Il silenzio e la solitudine

IL SILENZIO E LA SOLITUDINE

di Padre Ubaldo Cortoni, monaco benedettino camaldolese.


Percepiamo e viviamo il silenzio e la solitudine come una mancanza di parole nel momento in cui una relazione si interrompe, un legame si scioglie, o più semplicemente quando un rapporto è impedito da una circostanza, una condizione che amplifica il senso della distanza dall’altro.
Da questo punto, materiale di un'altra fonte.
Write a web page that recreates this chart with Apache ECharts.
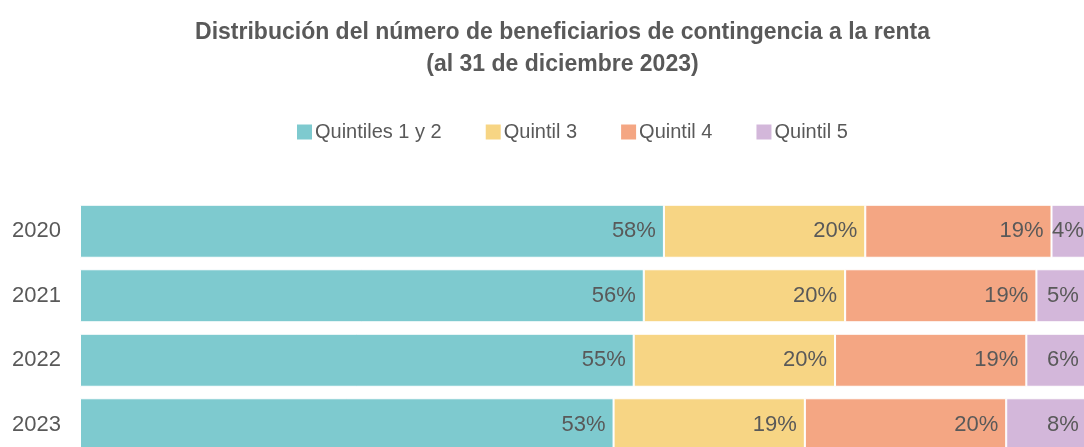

Eppure né il silenzio né la solitudine necessariamente appartengono ad una esperienza di privazione. Una parola in una frase è comprensibile solo se ne rispettiamo la distanza da quella che segue: la sua solitudine, il suo essere parola, dipende da quel silenzio che sulla pagina bianca è lo spazio che la distanzia da ciò che segue; o sono quei muti e quasi insignificanti segni di interpunzione che modellano prima una frase e poi un periodo: , ; : … . sui quali si sofferma il nostro dire. Nel fluire dei nostri pensieri non riusciamo mai a focalizzare questo spazio, queste sospensioni tra una parola e l’altra, queste silenziose interruzioni che dettano il ritmo della frase. Eppure quando solleviamo la penna, – conclusa la scrittura di una parola per iniziare quella seguente -, viviamo senza saperlo quel silenzio e quella solitudine che sembrano opprimerci, quando si presentano nella nostra vita come ospiti non voluti e non desiderati.

Il silenzio è la solitudine sono la grammatica del respiro, la sintassi dell’anima che fanno di una singolare unione di consonati un suono, che apre un mondo per chi l’ascolta. Silenzio e solitudine sono l’anima del lettore, perché per leggere bisogna saper riconoscere ed interpretare quei silenzi: quanto è difficile leggere una poesia, se una poesia può essere letta! Perché il suo contenuto è il suo contenitore, cioè la parola.

Il silenzio e la solitudine ci guidano prima ancora che alla comprensione del contenuto alla relazione con il suo contenitore, lo scritto. Se riportate a noi, silenzio e solitudine, aprono prima alla relazione con noi stessi e solo in un secondo momento ci guidano alla comprensione di noi stessi…

Il silenzio dunque non è nel fluire dei pensieri o nella ricerca di ricordi, ma è un fermarsi nella solitudine di una stanza tutta per sé (Virginia Woolf, A Room of One’s Own). Questa stanza al principio è un luogo fisico, delimitato da pareti sulle quali l’apertura di una finestra appare al principio come una via di fuga, un’interruzione del monotono susseguirsi delle pareti. Eppure ciò che sembra monotono, il silenzio delle mura nella confusione iniziale dei nostri pensieri, è quello che dà valore alla luce che entra dalla finestra. Quella ferita nella tessitura delle pareti, quella semplice finestra, che ci appare come la soluzione alla solitudine della stanza, è in realtà un inganno se la nostra attenzione è attratta da quello che mostra all’esterno, invece di illuminare con la sua luce quello che sta all’interno.

Il silenzio e la solitudine di una stanza ci spaventa perché non sapendo più leggere, cioè ascoltare, – perché un lettore prima di tutto è chi sa ascoltare -, ci sfugge la grammatica della nostra vita, o meglio non il significato della nostra esistenza, ma la vita che fluisce in noi, il respiro, quel silenzioso ritmo del nostro respiro, che come i segni di interpunzione sulla pagina, sfugge alla nostra attenzione.

In una stanza dove ci siamo noi e null’altro che noi a tenerci compagnia, il respiro diventa l’unico linguaggio capace di aprire un varco nella nostra interiorità, un invito a diventare i compagni di noi stessi, senza giudizi o pregiudizi, ma semplicemente accompagnati ad ascoltare il nostro corpo attraverso il respiro, ciò che più di ogni altra cosa unisce interno ed esterno, quello che unisce la nostra singolarità riconquistata ad ogni altra vita.

Il silenzio e solitudine, come quella di una cella eremitica, alla fine di tutto, diventano la condizione che ci permette di riappropriarci della nostra vita, capace di ricondurre i bisogni all’essenziale, al respiro, alle pause a cui la scrittura affida il ritmo di una frase. Silenzio e solitudine permettono ad una finestra di illuminare l’interno della stanza; ci permettono di non cercare noi stessi all’esterno ma di fermarci all’interno, di contemplare quanto quella stanza custodisce e si offre al nostro sguardo. Silenzio e solitudine sono l’ascolto che permettono al lettore di gustare la parola.